Transparence fiscale en Finlande : une mesure justifiée ?
Comme chaque année en Finlande, les déclarations de revenus des célébrités, des grandes fortunes et des politiques ont été publiées cette semaine. Les journalistes se demandent si la publication de ces listes est propice à la transparence et à l'égalité, ou si, au contraire, les mauvaises langues en font leur choux gras, ne faisant qu'attiser les animosités.
Le voyeurisme rend malheureux
La publication de la plupart des données ne remplit pas l'objectif désiré, s'offusque Lapin Kansa :
«Dévoiler les informations fiscales est une spécialité finnoise qui peut être de bon aloi. Car la transparence est de rigueur, notamment lorsqu'il s'agit de l'achat de grandes entreprises ou des revenus d'éminents décideurs, mais également pour savoir comment évolue la société. En revanche, connaître le montant perçu par une star peu reluisante de la téléréalité n'a pas grand intérêt. … D'après une étude américaine, au-delà de 75 000 dollars de revenus par an, la sensation d'être heureux ne progresse plus. Une somme qui n'est pas inatteignable en Finlande. Une chose est néanmoins certaine : savoir combien son voisin gagne n'augmente pas le degré de satisfaction.»

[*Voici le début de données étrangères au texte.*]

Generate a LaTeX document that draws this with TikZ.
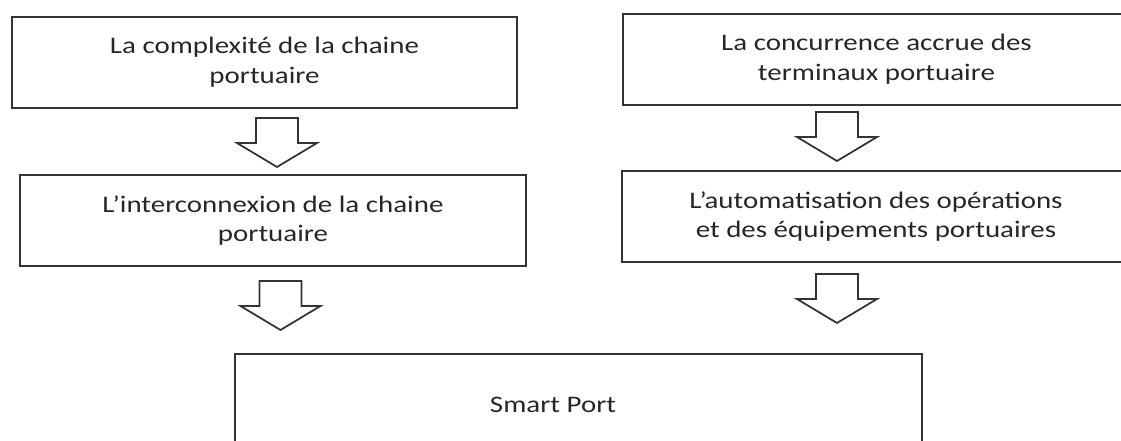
\documentclass[tikz,border=0pt]{standalone}
\usepackage{fontspec}
\setmainfont{Carlito}
\newfontfamily\widefont[FakeStretch=1.22]{Carlito}

\tikzset{
  boxfont/.style={font=\widefont\fontsize{13.5}{17}\selectfont, text=black!85},
  box/.style={draw=black!80, line width=1.1pt, inner sep=0pt, align=center, boxfont},
  arrowline/.style={draw=black!80, line width=1pt, line join=miter},
  % hollow block arrow pointing down, origin at the top of the shaft
  pics/downarrow/.style={code={
    \draw[arrowline] (-21,0) -- (-21,25) -- (-40,25) -- (0,49)
                     -- (40,25) -- (21,25) -- (21,0) -- cycle;
  }}
}

\begin{document}
\begin{tikzpicture}[x=0.2mm, y=-0.2mm]
  \useasboundingbox (0,0) rectangle (1121,441);

  % left column
  \node[box, minimum width=101mm, minimum height=18.2mm] (cplx) at (264.5,62.5)
       {La complexité de la chaine\\portuaire};
  \node[box, minimum width=101.2mm, minimum height=18.2mm] (inter) at (273,220.5)
       {L’interconnexion de la chaine\\portuaire};

  % right column
  \node[box, minimum width=101.4mm, minimum height=18.2mm] (conc) at (876.5,59.5)
       {La concurrence accrue des\\terminaux portuaire};
  \node[box, minimum width=101.6mm, minimum height=18.2mm] (auto) at (876,216.5)
       {L’automatisation des opérations\\et des équipements portuaires};

  % result
  \node[box, minimum width=137.4mm, minimum height=25.2mm] (port) at (578.5,417) {};
  \node[boxfont] (portlabel) at (553,405) {Smart Port};

  % arrows between the boxes
  \pic at (277,118) {downarrow};
  \pic at (280.5,281) {downarrow};
  \pic at (837,112) {downarrow};
  \pic at (837,274) {downarrow};
\end{tikzpicture}
\end{document}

Ne pas avoir honte de la transparence
Les médias doivent remplir leur fonction sociale de manière ouverte et sans mauvaise conscience, estime Ilta-Sanomat :
«Le secret fiscal est une requête permanente de la classe politique. Elle est sans cesse refoulée, ce qui n'est pas près de changer. Pourtant, la position des médias face à la publication de ces données a de quoi étonner. Est-il vraiment nécessaire qu'ils s'excusent à tort et à travers en expliquant l'importance de ces renseignements, afin de justifier leur publication ? Non, car comme leur nom l'indique, il s'agit de données publiques. … En présentant ses excuses en préambule de chaque publication des informations, on donne l'impression qu'une partie des médias préférerait qu'elles restent secrètes.»
Les bienfaits de la transparence
La publication des données fiscales assure une fonction importante dans la société, souligne Maaseudun Tulevaisuus :
«Les listes de données fiscales sont également qualifiées de 'boîtes à ragots'. ... Ce qualificatif n'est pas tout à fait pertinent, cas le libre accès à ces informations prive les commérages de tout fondement et rend possible un débat objectif. La publication des données fiscales constitue un élément essentiel de la transparence sociale. Car ceci empêche la formation de 'cercles d'initiés', prévient les activités criminelles et tempère les excès. Le travailleur a mérité son salaire et si l'on a travaillé dur, on peut tout à fait obtenir un très bon salaire. Le succès, s'il est mérité, peut supporter la transparence.»
Pas davantage d'égalité
Lapin Kansa doute de l’effet positif de la publication des données fiscales :
«Selon un avis largement répandu, cette transparence consolide la confiance du peuple dans la société, mais est-ce vraiment le cas, ou la liste des premières fortunes, à l'origine de tant de ragots, ne fait-elle qu’attiser un peu plus les jalousies ? La franchise et la transparence font – ou devraient faire – partie intégrante de la démocratie, mais en l’occurrence, les choses ne sont pas aussi simples. … On tend à croire en Finlande que le fait qu’un citoyen lambda puisse comparer ses revenus avec ceux de son chef encourage la modération et la justice. Pourtant, les disparités salariales se sont accentuées, tout particulièrement pendant les décennies lors desquelles la transparence fiscale a été pratiquée. Les riches sont devenus plus riches encore tandis que les pauvres ont vu leur pouvoir d’achat s’amoindrir. On est bien sûr en droit de se demander si le fossé entre les nantis et les démunis ne se serait pas creusé encore plus si les déclarations de revenus n’étaient pas consultables par tous.»